Il più delle volte i pellegrini sono giovani adulti che non hanno fretta di entrare definitivamente nel mondo del lavoro, oppure pensionati che ne sono ormai usciti. Non consiglierò a dei settantenni di lanciarsi in quest’avventura, ma mi sono meravigliato di rivedere in Francia una coppia, all’incirca di questa età, ringiovanita dopo aver portato a termine seimila chilometri. C’è anche qualche sacerdote che osserva un anno sabbatico.

Non tutti raggiungono la meta. Una donna, che soffriva di depressione, è stata costretta a rientrare in patria. Un’altra, appena giunta sulla riva asiatica del Bosforo, è rimasta agganciata col suo zaino a un camion di passaggio, e si è ritrovata all’ospedale. L’anno successivo ha ripreso il cammino dal luogo stesso dell’incidente!

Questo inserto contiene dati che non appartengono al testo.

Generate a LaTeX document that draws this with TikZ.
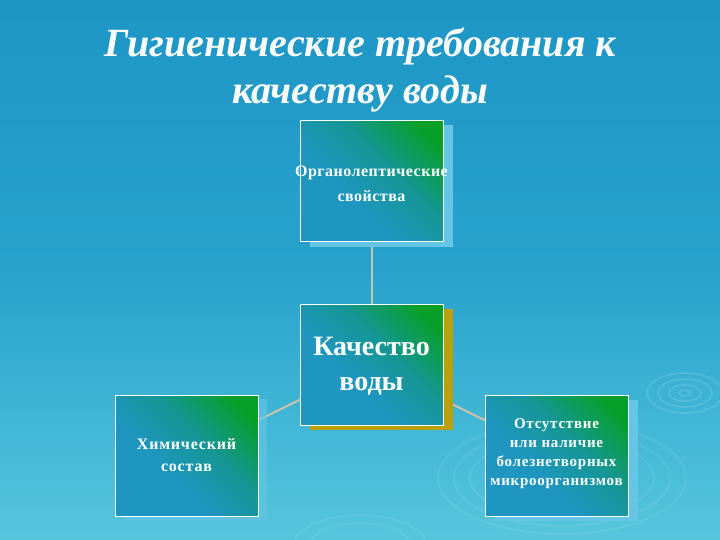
\documentclass[tikz,border=0pt]{standalone}
\usepackage{fontspec}
\setmainfont{Liberation Serif}
\usetikzlibrary{shadows,backgrounds}
\definecolor{bgtop}{RGB}{30,150,198}
\definecolor{bgmid}{RGB}{40,162,205}
\definecolor{bgbot}{RGB}{85,198,220}
\definecolor{boxblue}{RGB}{30,150,192}
\definecolor{boxteal}{RGB}{22,150,150}
\definecolor{boxgreen}{RGB}{6,160,40}
\definecolor{gold}{RGB}{185,160,15}
\definecolor{shblue}{RGB}{100,198,228}
\definecolor{conn}{RGB}{205,195,170}
\pgfdeclareverticalshading{boxsh}{100bp}{color(0bp)=(boxblue); color(40bp)=(boxblue); color(58bp)=(boxteal); color(78bp)=(boxgreen); color(100bp)=(boxgreen)}
\tikzset{
  box/.style={draw=white, line width=0.9pt, minimum width=143pt, minimum height=121pt,
    inner sep=0pt, shade, shading=boxsh, shading angle=-45},
  boxlabel/.style={text=white, align=center, inner sep=0pt},
  goldshadow/.style={drop shadow={shadow xshift=10pt, shadow yshift=-5pt, fill=gold, opacity=1}},
  blueshadow/.style={drop shadow={shadow xshift=10pt, shadow yshift=-5pt, fill=shblue, opacity=1}},
  faintshadow/.style={drop shadow={shadow xshift=9pt, shadow yshift=-4pt, fill=shblue, opacity=0.6}},
  connector/.style={draw=conn, line width=2pt},
  ripple/.style={draw=white, opacity=0.07, line width=2.2pt},
  titletext/.style={font=\fontsize{40}{48}\selectfont\bfseries\itshape, anchor=base, inner sep=0pt},
}
\begin{document}
\begin{tikzpicture}[x=1pt, y=-1pt]
\useasboundingbox (0,0) rectangle (720,540);
\begin{pgfonlayer}{background}
% background
\shade[top color=bgtop, bottom color=bgbot, middle color=bgmid] (0,0) rectangle (720,540);
% ripples
\foreach \rx/\ry in {6/3, 16/8, 27/14, 38/20} {
  \draw[ripple, line width=1.6pt, opacity=0.13] (685,393) ellipse [x radius=\rx, y radius=\ry];
}
\foreach \rx/\ry in {92/40, 108/48, 124/56} {
  \draw[ripple] (562,478) ellipse [x radius=\rx, y radius=\ry];
}
\foreach \rx/\ry in {50/22, 66/30} {
  \draw[ripple, opacity=0.06] (360,545) ellipse [x radius=\rx, y radius=\ry];
}
\end{pgfonlayer}
% title
\node[titletext, text=white] (t1) at (360,57) {Гигиенические требования к};
\node[titletext, text=white] (t2) at (360,104) {качеству воды};
% boxes
\node[box, blueshadow] (org) at (371.5,181) {};
\node[box, goldshadow] (q) at (371.5,364.5) {};
\node[box, faintshadow] (chem) at (186.5,455.5) {};
\node[box, blueshadow] (micro) at (556.5,455.5) {};
% labels
\node[boxlabel, font=\fontsize{16}{25}\selectfont\bfseries\addfontfeature{LetterSpace=3}] (orgtext) at ([yshift=-3pt]org.center)
  {Органолептические\\свойства};
\node[boxlabel, font=\fontsize{28}{35}\selectfont\bfseries] (qtext) at ([yshift=-2pt]q.center)
  {Качество\\воды};
\node[boxlabel, font=\fontsize{16}{22}\selectfont\bfseries\addfontfeature{LetterSpace=5}] (chemtext) at (chem.center)
  {Химический\\состав};
\node[boxlabel, font=\fontsize{15}{19}\selectfont\bfseries\addfontfeature{LetterSpace=5}] (microtext) at ([yshift=2pt]micro.center)
  {Отсутствие\\или наличие\\болезнетворных\\микроорганизмов};
% connectors
\begin{pgfonlayer}{background}
  \draw[connector] (q.center) -- (org.center);
  \draw[connector] (q.center) -- (chem.center);
  \draw[connector] (q.center) -- (micro.center);
\end{pgfonlayer}
\end{tikzpicture}
\end{document}
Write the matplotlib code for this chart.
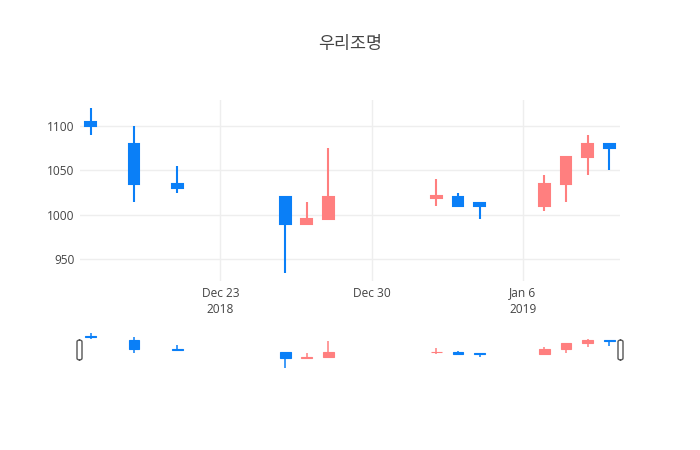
import datetime as dt
import matplotlib
matplotlib.use('Agg')
import matplotlib.pyplot as plt
import matplotlib.dates as mdates
from matplotlib.patches import FancyBboxPatch

# candle data
dates = ['2018-12-17', '2018-12-19', '2018-12-21', '2018-12-26', '2018-12-27', '2018-12-28',
         '2019-01-02', '2019-01-03', '2019-01-04', '2019-01-07', '2019-01-08', '2019-01-09',
         '2019-01-10']
opens = [1105, 1080, 1035, 1020, 990, 995, 1019, 1020, 1013, 1010, 1035, 1065, 1080]
highs = [1120, 1100, 1055, 1020, 1015, 1075, 1040, 1025, 1015, 1045, 1065, 1090, 1080]
lows = [1090, 1015, 1025, 935, 990, 995, 1010, 1010, 995, 1005, 1015, 1045, 1050]
closes = [1100, 1035, 1030, 990, 995, 1020, 1021, 1010, 1010, 1035, 1065, 1080, 1075]

title = '우리조명'
x_tick_dates = ['2018-12-23', '2018-12-30', '2019-01-06']
x_tick_labels = ['Dec 23\n2018', 'Dec 30', 'Jan 6\n2019']
y_ticks = [950, 1000, 1050, 1100]

UP = '#ff7f7f'
DOWN = '#0a7ff7'
TEXT = '#444444'
GRID = '#eeeeee'

plt.rcParams['font.family'] = ['Open Sans', 'DejaVu Sans']

x = [mdates.date2num(dt.date.fromisoformat(d)) for d in dates]
colors = [UP if c >= o else DOWN for o, c in zip(opens, closes)]

x_lo = x[0] - 0.5
x_hi = x[-1] + 0.5
span = max(highs) - min(lows)
y_lo = min(lows) - 0.05 * span
y_hi = max(highs) + 0.05 * span


def draw_candles(ax, wick_lw, edge_lw):
    ax.vlines(x, lows, highs, colors=colors, linewidth=wick_lw, zorder=3)
    bottoms = [min(o, c) for o, c in zip(opens, closes)]
    heights = [abs(c - o) for o, c in zip(opens, closes)]
    ax.bar(x, heights, bottom=bottoms, width=0.5, color=colors,
           edgecolor=colors, linewidth=edge_lw, zorder=4)


fig = plt.figure(figsize=(7, 4.5), dpi=100)

ax = fig.add_axes([80 / 700, 1 - 281 / 450, 540 / 700, 181 / 450])
draw_candles(ax, 1.5, 1.5)
ax.set_xlim(x_lo, x_hi)
ax.set_ylim(y_lo, y_hi)
ax.set_xticks([mdates.date2num(dt.date.fromisoformat(d)) for d in x_tick_dates])
ax.set_xticklabels(x_tick_labels, linespacing=1.35)
ax.set_yticks(y_ticks)
ax.tick_params(length=0, labelsize=8.6, colors=TEXT, pad=4)
ax.grid(True, color=GRID, linewidth=1)
ax.set_axisbelow(True)
for s in ax.spines.values():
    s.set_visible(False)

# range slider
sl = fig.add_axes([80 / 700, 1 - 370 / 450, 540 / 700, 39 / 450])
draw_candles(sl, 1.1, 0.8)
sl.set_xlim(x_lo, x_hi)
sl.set_ylim(y_lo, y_hi)
sl.set_xticks([])
sl.set_yticks([])
for s in sl.spines.values():
    s.set_visible(False)

for px in [79.5, 620.5]:
    handle = FancyBboxPatch(((px - 2.5) / 700, 1 - 360 / 450), 5 / 700, 20 / 450,
                            boxstyle='round,pad=0,rounding_size=0.004',
                            transform=fig.transFigure, facecolor='white',
                            edgecolor='#555555', linewidth=1.0)
    fig.add_artist(handle)

fig.text(0.5, 1 - 44 / 450, title, ha='center', va='center', fontsize=12.5,
         color=TEXT, family=['Noto Sans CJK KR', 'DejaVu Sans'])

fig.savefig('out.png', dpi=100)
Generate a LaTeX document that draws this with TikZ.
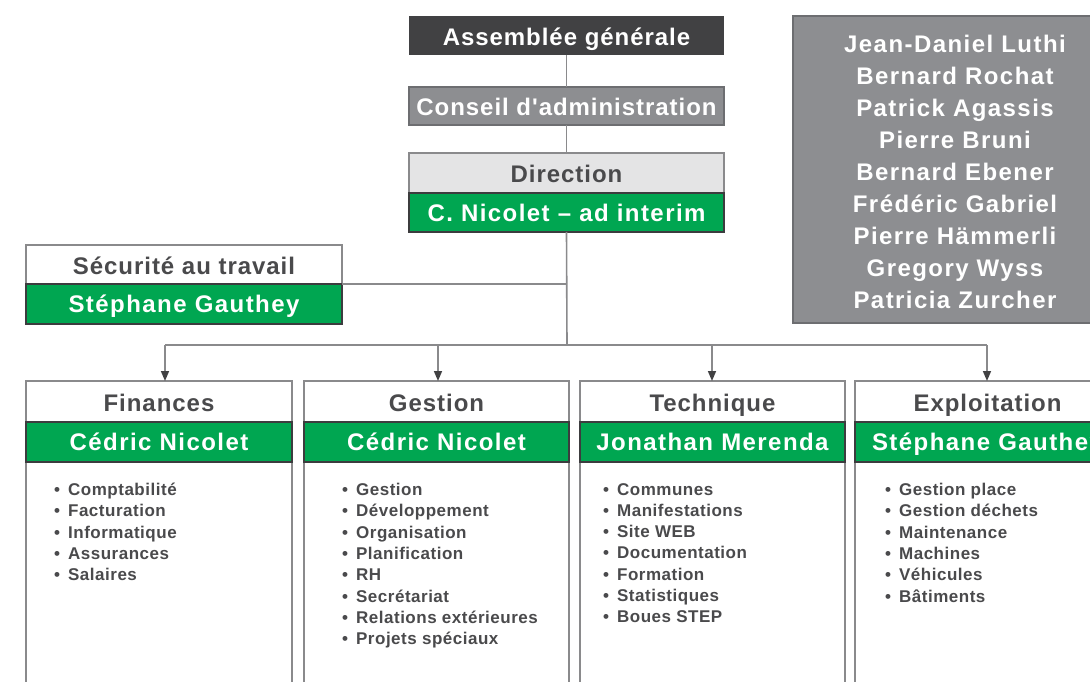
\documentclass[tikz,border=0pt]{standalone}
\usepackage{fontspec}
\setmainfont{Liberation Sans}
\newfontfamily\trA[LetterSpace=4]{Liberation Sans}
\newfontfamily\trB[LetterSpace=6]{Liberation Sans}
\newfontfamily\trC[LetterSpace=3]{Liberation Sans}
\usetikzlibrary{arrows.meta}
\definecolor{cgreen}{HTML}{00A651}
\definecolor{cdark}{HTML}{414143}
\definecolor{cgrey}{HTML}{8D8E91}
\definecolor{clight}{HTML}{E4E4E5}
\definecolor{cline}{HTML}{8A8A8C}
\definecolor{ctext}{HTML}{4A4A4C}
\definecolor{cgborder}{HTML}{6D6E71}
\definecolor{cdarkline}{HTML}{3C3C3E}
\newcommand\itm{•\hspace{8pt}}
\begin{document}
\begin{tikzpicture}[x=1pt,y=-1pt,
  box/.style={anchor=north west, inner sep=0pt, outer sep=0pt, line width=1.5pt,
    text height=17.2pt, text depth=0pt},
  darkbox/.style={box, fill=cdark, text=white, text height=20.8pt, font=\trA\bfseries\fontsize{24}{28}\selectfont},
  greybox/.style={box, fill=cgrey, draw=cgborder, text=white, text height=18.6pt, font=\trA\bfseries\fontsize{24}{28}\selectfont},
  lightbox/.style={box, fill=clight, draw=cline, text=ctext, text height=19.2pt, font=\trA\bfseries\fontsize{24}{28}\selectfont},
  whitebox/.style={box, fill=white, draw=cline, text=ctext, text height=20.4pt, font=\trA\bfseries\fontsize{24}{28}\selectfont},
  greenbox/.style={box, fill=cgreen, draw=cdarkline, text=white, font=\trB\bfseries\fontsize{24}{28}\selectfont},
  bodybox/.style={anchor=north west, inner sep=0pt, outer sep=0pt, line width=1.5pt, fill=white, draw=cline},
  itemlist/.style={anchor=north west, inner sep=0pt, align=left, text=ctext,
    font=\trC\bfseries\fontsize{17}{21.3}\selectfont},
  namelist/.style={anchor=north, inner sep=0pt, align=center, text=white,
    font=\trB\bfseries\fontsize{24}{32}\selectfont},
  conn/.style={draw=cline, line width=1.6pt},
  arr/.style={conn, -{Triangle[length=10pt,width=8pt,color=cdark]}}
]
\useasboundingbox (0,0) rectangle (1090,682);
\clip (0,0) rectangle (1090,682);

% top chain
\node[darkbox, minimum width=315pt, minimum height=39pt] (ag) at (409,16) {Assemblée générale};
\node[greybox, minimum width=315pt, minimum height=38pt] (ca) at (409,87) {Conseil d'administration};
\node[lightbox, minimum width=315pt, minimum height=40pt] (dirh) at (409,153) {Direction};
\node[greenbox, minimum width=315pt, minimum height=39pt] (dirg) at (409,193) {C. Nicolet – ad interim};

% board members
\node[box, fill=cgrey, draw=cgborder, minimum width=330pt, minimum height=307pt] (board) at (793,16) {};
\node[namelist] (names) at (955,34.5) {Jean-Daniel Luthi\\Bernard Rochat\\Patrick Agassis\\Pierre Bruni\\Bernard Ebener\\Frédéric Gabriel\\Pierre Hämmerli\\Gregory Wyss\\Patricia Zurcher};

% safety
\node[whitebox, minimum width=316pt, minimum height=39pt] (sech) at (26,245) {Sécurité au travail};
\node[greenbox, minimum width=316pt, minimum height=40pt] (secg) at (26,284) {Stéphane Gauthey};

% connectors
\coordinate (hub) at (567,345);
\coordinate (b1) at (165,345);
\coordinate (b2) at (438,345);
\coordinate (b3) at (712,345);
\coordinate (b4) at (987,345);
\draw[conn] (ag.south) -- (ca.north);
\draw[conn] (ca.south) -- (dirh.north);
\draw[conn] (dirg.south) -- (hub);
\draw[conn] (sech.south east) -- (sech.south east -| hub);
\draw[conn] (b1) -- (b4);

% departments
\foreach \n/\x/\w/\t/\p in {fin/26/266/Finances/Cédric Nicolet,
                           ges/304/265/Gestion/Cédric Nicolet,
                           tec/580/265/Technique/Jonathan Merenda,
                           exp/855/265/Exploitation/Stéphane Gauthey}{
  \node[bodybox, minimum width=\w pt, minimum height=260pt] (\n b) at (\x,462) {};
  \node[whitebox, minimum width=\w pt, minimum height=41pt] (\n h) at (\x,381) {\t};
  \node[greenbox, minimum width=\w pt, minimum height=40pt] (\n g) at (\x,422) {\p};
}

\draw[arr] (b1) -- (b1 |- finh.north);
\draw[arr] (b2) -- (b2 |- gesh.north);
\draw[arr] (b3) -- (b3 |- tech.north);
\draw[arr] (b4) -- (b4 |- exph.north);

\node[itemlist] (finl) at (54,483) {\itm Comptabilité\\\itm Facturation\\\itm Informatique\\\itm Assurances\\\itm Salaires};
\node[itemlist] (gesl) at (342,483) {\itm Gestion\\\itm Développement\\\itm Organisation\\\itm Planification\\\itm RH\\\itm Secrétariat\\\itm Relations extérieures\\\itm Projets spéciaux};
\node[itemlist] (tecl) at (603,483) {\itm Communes\\\itm Manifestations\\\itm Site WEB\\\itm Documentation\\\itm Formation\\\itm Statistiques\\\itm Boues STEP};
\node[itemlist] (expl) at (885,483) {\itm Gestion place\\\itm Gestion déchets\\\itm Maintenance\\\itm Machines\\\itm Véhicules\\\itm Bâtiments};
\end{tikzpicture}
\end{document}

Una sera, è arrivato da noi un giovane ceco. Divorando 50 chilometri al giorno, è incappato nella frontiera israeliana, non so perché; posso solo immaginare il dispiacere di questo ragazzo, respinto proprio all’arrivo in Terra Santa dopo tanti sforzi. 

Con una cartolina da Gerusalemme, vengo a sapere il più delle volte del loro arrivo a destinazione.

Questo ministero dell’ascolto non era previsto nel nostro progetto di vita, consacrato all’ecumenismo e alla dimensione interreligiosa. Ma lo trovo comunque arricchente, per me e, dicono, per loro.

Dopo 3 mila chilometri, i pellegrini sono quasi sempre dei gran chiacchieroni… Sanno che dopo Istanbul, e fino alla frontiera siriana, non troveranno più parrocchie ma dovranno contare sull’ospitalità dei musulmani. Certo, bisogna cogliere il momento giusto per parlare ma, «lavorati» dal cammino già percorso e soprattutto dallo Spirito Santo, sono avidi di riflessioni; mi piace confrontarmi con loro sulle gioie e le difficoltà della vita con i musulmani. Mai li ho sentiti dire al loro ritorno e mai ho letto sui loro blog che non erano stati bene accolti.

Tra le pellegrine, due hanno trovato tanto chiaramente la propria strada da entrare in un monastero di Terra Santa da dove, spero, non si dimentichino di pregare per me.